While I’m often drawn towards books which are all about the love story – no spies, no mysteries, no evil relatives or secret babies – there nonetheless needs to be some sort of conflict in a romance so that the characters can be seen to have worked to get their happy ending. And that’s the big problem with this particular story – the conflict is provided by the nature of the arrangement to which the principals agree, and as such, it’s overly contrived. There are times throughout the story when Vincent admits what a stupid idea it was, because he realises he’s falling for his wife and doesn’t want to let her go; and while Sophie is falling just as hard, her insecurities cause her to believe she’s not a fit wife for such a handsome gentleman, and she is adamant that doesn’t want to suffocate him as the other women in his life have done. She is grimly determined to give him the independence he said he wanted.

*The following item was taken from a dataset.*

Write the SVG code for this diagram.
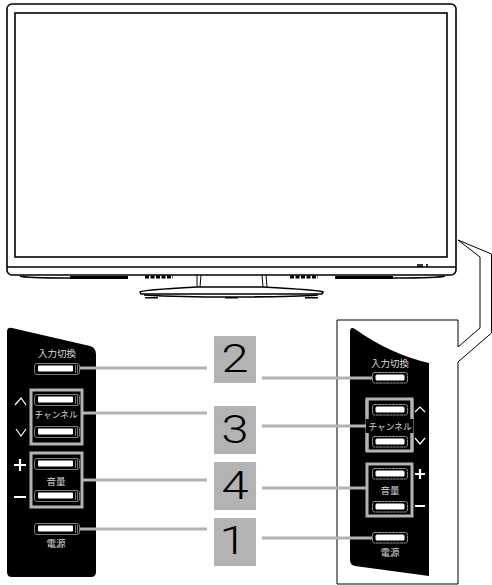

But the depth of feeling between the couple is so strong that there’s never any doubt about the outcome. Of course, it’s always obvious who is going to end up with whom in practically every romantic novel ever written, and the reader knows that no matter what crap the characters have to go through, there will be a happy ending . But this was one of those times when the path to true love ran very smooth indeed, which ended up making the whole feel a little flat. That said, I suppose it’s no small tribute to Ms Balogh’s writing that strength of the bond between her two protagonists is so immediately apparent and so palpable that it was inconceivable that the pair wouldn’t find a way to dispense with their stupid arrangement!

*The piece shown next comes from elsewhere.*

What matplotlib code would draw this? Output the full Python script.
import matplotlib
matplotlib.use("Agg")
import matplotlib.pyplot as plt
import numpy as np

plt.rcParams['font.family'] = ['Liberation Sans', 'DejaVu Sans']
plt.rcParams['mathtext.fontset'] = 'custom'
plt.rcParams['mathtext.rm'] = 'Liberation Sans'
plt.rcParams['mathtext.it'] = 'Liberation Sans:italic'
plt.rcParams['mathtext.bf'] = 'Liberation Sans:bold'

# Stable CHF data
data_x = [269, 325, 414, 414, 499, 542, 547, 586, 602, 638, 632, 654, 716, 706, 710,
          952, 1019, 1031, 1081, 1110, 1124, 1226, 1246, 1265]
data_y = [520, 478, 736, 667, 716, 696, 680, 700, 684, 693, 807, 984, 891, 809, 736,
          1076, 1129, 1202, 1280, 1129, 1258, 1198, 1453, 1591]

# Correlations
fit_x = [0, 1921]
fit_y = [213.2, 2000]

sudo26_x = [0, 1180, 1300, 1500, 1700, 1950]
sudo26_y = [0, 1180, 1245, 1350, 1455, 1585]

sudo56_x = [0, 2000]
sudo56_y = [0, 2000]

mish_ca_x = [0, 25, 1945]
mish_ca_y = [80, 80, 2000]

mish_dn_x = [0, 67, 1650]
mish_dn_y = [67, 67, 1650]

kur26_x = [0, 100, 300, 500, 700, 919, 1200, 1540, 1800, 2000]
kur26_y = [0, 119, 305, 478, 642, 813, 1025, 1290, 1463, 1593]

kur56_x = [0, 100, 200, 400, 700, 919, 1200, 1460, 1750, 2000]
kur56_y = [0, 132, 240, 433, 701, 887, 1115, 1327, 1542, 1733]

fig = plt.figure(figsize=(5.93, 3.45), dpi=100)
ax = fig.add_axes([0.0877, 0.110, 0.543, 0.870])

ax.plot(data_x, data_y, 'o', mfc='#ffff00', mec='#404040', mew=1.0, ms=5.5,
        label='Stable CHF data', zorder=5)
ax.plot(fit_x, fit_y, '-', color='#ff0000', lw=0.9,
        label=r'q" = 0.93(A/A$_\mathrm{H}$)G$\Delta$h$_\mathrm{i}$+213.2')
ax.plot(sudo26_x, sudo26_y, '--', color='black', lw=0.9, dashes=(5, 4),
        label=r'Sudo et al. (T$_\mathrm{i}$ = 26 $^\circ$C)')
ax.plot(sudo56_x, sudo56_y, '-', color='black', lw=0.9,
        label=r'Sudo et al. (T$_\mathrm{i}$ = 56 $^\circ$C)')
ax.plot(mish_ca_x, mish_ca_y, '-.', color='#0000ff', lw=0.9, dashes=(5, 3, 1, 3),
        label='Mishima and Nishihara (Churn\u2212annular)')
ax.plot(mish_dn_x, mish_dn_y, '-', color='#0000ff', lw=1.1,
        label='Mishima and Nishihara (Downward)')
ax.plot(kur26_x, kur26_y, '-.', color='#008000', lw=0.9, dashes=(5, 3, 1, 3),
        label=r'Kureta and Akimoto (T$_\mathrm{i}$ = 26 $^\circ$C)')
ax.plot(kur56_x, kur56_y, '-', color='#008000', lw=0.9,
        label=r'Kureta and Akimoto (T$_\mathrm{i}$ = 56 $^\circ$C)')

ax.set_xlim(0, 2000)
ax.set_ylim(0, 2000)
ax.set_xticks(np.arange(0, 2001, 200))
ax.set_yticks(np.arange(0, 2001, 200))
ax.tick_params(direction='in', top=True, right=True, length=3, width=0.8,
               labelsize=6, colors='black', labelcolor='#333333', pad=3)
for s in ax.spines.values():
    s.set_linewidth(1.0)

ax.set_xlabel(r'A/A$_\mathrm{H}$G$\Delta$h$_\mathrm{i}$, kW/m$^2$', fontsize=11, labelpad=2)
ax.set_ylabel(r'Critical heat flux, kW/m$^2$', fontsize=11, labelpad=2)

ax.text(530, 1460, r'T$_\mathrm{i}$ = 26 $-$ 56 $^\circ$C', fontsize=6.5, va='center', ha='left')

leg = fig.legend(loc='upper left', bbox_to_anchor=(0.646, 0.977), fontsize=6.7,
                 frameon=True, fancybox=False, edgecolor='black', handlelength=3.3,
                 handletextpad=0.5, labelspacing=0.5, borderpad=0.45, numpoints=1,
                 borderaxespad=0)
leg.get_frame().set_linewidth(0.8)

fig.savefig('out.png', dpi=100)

I listened to the audiobook version of this, narrated by the incomparable Rosalyn Landor, who has now narrated the next two books in the series, and will, I hope, continue with it. Her affinity with the material is practically unparalleled and her gorgeous, velvety-smooth voice is just as suited to rendering youthful heroines as it is gnarly old dowagers and unpleasant social-climbing aunts. All the bit players – servants, villagers and the local gentry – are expertly differentiated, and she gives Vincent an attractive lightness of tone which points at once to his youth. The various members of the Survivor’s Club are easily identifiable and distinguishable from each other, and the narrative is as beautifully performed and well-paced as I’ve come to expect.
I can’t fault Ms Landor’s performance in any way, and I suspect it contributed much to my overall enjoyment of the story. The writing is very accomplished of course, although I did notice that the author lapses into long passages of introspection in the middle of the action at various points, which I did find somewhat jarring.
But overall, this is an enjoyable audiobook, if not an outstandingly good one. It’s worth listening to for Rosalyn Landor’s superb performance, although I don’t think it’s an especially strong entry in this series in terms of the storyline.